22 MAY 1886, Page 1

So decided was the impression made by this speech that

Lord Salisbury had nothing to propose but coercion for twenty years, and that he regarded emigration as the only solution of the landlord difficulty, that the advocates of Home-rule grew exultant, and even hot Tories condemned the utterance as unguarded. Lord Salisbury, therefore, on Wednesday, at the general meeting of the Primrose League, explained his speech of Saturday. He denied that he had recommended coercion only. Crime must be put down, but the duty of a Government was not only to repress crime, but to ameliorate the condition of its people. Moreover, he had not recommended emigration, but had only observed that, if a large sum of money was to be spent, it had better be expended on emigration than "on the very contemptible process of buying out landlords." We cannot see that the explanation removes much of the sting of the original speech, though the meaning of that speech has been exaggerated.
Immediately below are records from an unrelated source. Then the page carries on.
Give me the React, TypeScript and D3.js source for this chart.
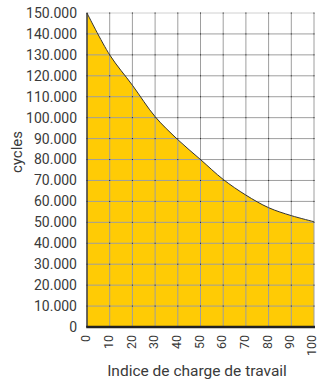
import React from "react";
import * as d3 from "d3";

// workload index (x) and cycles (y)
const workload = [0, 10, 20, 30, 40, 50, 60, 70, 80, 90, 100];
const cycles = [150000, 130000, 115500, 100500, 89500, 80000, 70500, 63000, 57000, 53200, 50300];
const yTicks = d3.range(0, 150001, 10000);
const xTicks = d3.range(0, 101, 10);

const W = 318;
const H = 381;
const margin = { top: 13, right: 4, bottom: 54, left: 87 };

const fmt = (v: number) => (v === 0 ? "0" : d3.format(",")(v).replace(/,/g, "."));

const App = () => {
  const x = d3.scaleLinear().domain([0, 100]).range([margin.left, W - margin.right]);
  const y = d3.scaleLinear().domain([0, 150000]).range([H - margin.bottom, margin.top]);

  const pts = workload.map((w, i) => ({ w, c: cycles[i] }));
  const areaPath = d3
    .area<{ w: number; c: number }>()
    .x(d => x(d.w))
    .y0(y(0))
    .y1(d => y(d.c))
    .curve(d3.curveCatmullRom)(pts);
  const linePath = d3
    .line<{ w: number; c: number }>()
    .x(d => x(d.w))
    .y(d => y(d.c))
    .curve(d3.curveCatmullRom)(pts);

  const font = "Roboto, 'DejaVu Sans', sans-serif";

  return (
    <svg
      width={W}
      height={H}
      style={{ position: "absolute", left: 0, top: 0, background: "#fff" }}
      fontFamily={font}
    >
      {/* area under curve */}
      <path d={areaPath ?? ""} fill="#ffcb05" />

      {/* grid */}
      {yTicks.map(t => (
        <line
          key={"gy" + t}
          x1={x(0)}
          x2={x(100)}
          y1={y(t)}
          y2={y(t)}
          stroke={t === 150000 ? "#d0d0d0" : "#9e9e9e"}
          strokeWidth={1}
        />
      ))}
      {xTicks.map(t => (
        <line
          key={"gx" + t}
          x1={x(t)}
          x2={x(t)}
          y1={y(150000)}
          y2={y(0)}
          stroke="#9e9e9e"
          strokeWidth={1}
        />
      ))}
      {/* little dots at crossings */}
      {xTicks.map(a =>
        yTicks.map(b => (
          <rect key={a + "-" + b} x={x(a) - 0.5} y={y(b) - 0.5} width={1} height={1} fill="#222" />
        ))
      )}

      {/* curve */}
      <path d={linePath ?? ""} fill="none" stroke="#333" strokeWidth={1} />

      {/* axes */}
      <line x1={x(0)} x2={x(0)} y1={y(150000)} y2={y(0)} stroke="#333" strokeWidth={1.3} />
      <line x1={x(0) - 0.75} x2={x(100) + 1} y1={y(0)} y2={y(0)} stroke="#222" strokeWidth={2.5} />

      {/* y labels */}
      {yTicks.map(t => (
        <text
          key={"ly" + t}
          x={77}
          y={y(t)}
          dy="0.35em"
          textAnchor="end"
          fontSize={14}
          fill="#3a3a3a"
        >
          {fmt(t)}
        </text>
      ))}

      {/* x labels (last one nudged so it stays inside the window) */}
      {xTicks.map(t => (
        <text
          key={"lx" + t}
          transform={`translate(${x(t) - (t === 100 ? 1.5 : 0)},${y(0) + 8}) rotate(-90)`}
          dy="0.25em"
          textAnchor="end"
          fontSize={12.5}
          fill="#3a3a3a"
        >
          {t}
        </text>
      ))}

      {/* axis titles */}
      <text x={197} y={376} textAnchor="middle" fontSize={15.5} fill="#3a3a3a">
        Indice de charge de travail
      </text>
      <text transform={`translate(17,152) rotate(-90)`} textAnchor="middle" dy="0.35em" fontSize={15} fill="#3a3a3a">
        cycles
      </text>
    </svg>
  );
};

export default App;
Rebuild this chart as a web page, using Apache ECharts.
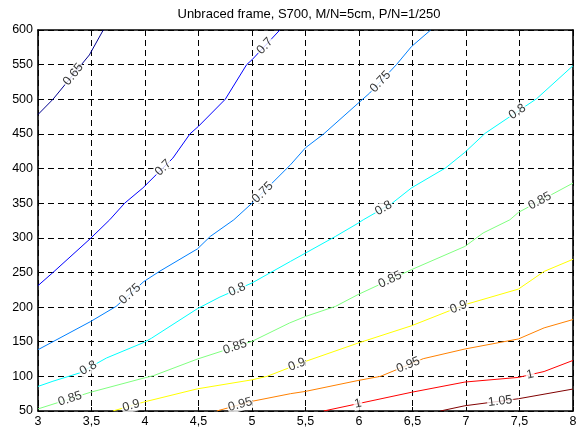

In power, Lord Salisbury would probably not rely solely on repression ; but he says in so many words that he should meet the agrarian difficulty only by protecting the landlords ; and it is not unnatural for Irishmen to say that in the existing economic condition, this involves direct repression as the main feature of British policy. Lord Hartington appears, from a letter to a correspondent, disposed to adapt the judicial rent to a sliding-scale of prices ; and Mr. Goschen is inclined to believe, in England as well as Ireland, that a large creation of freeholds is essential to social safety.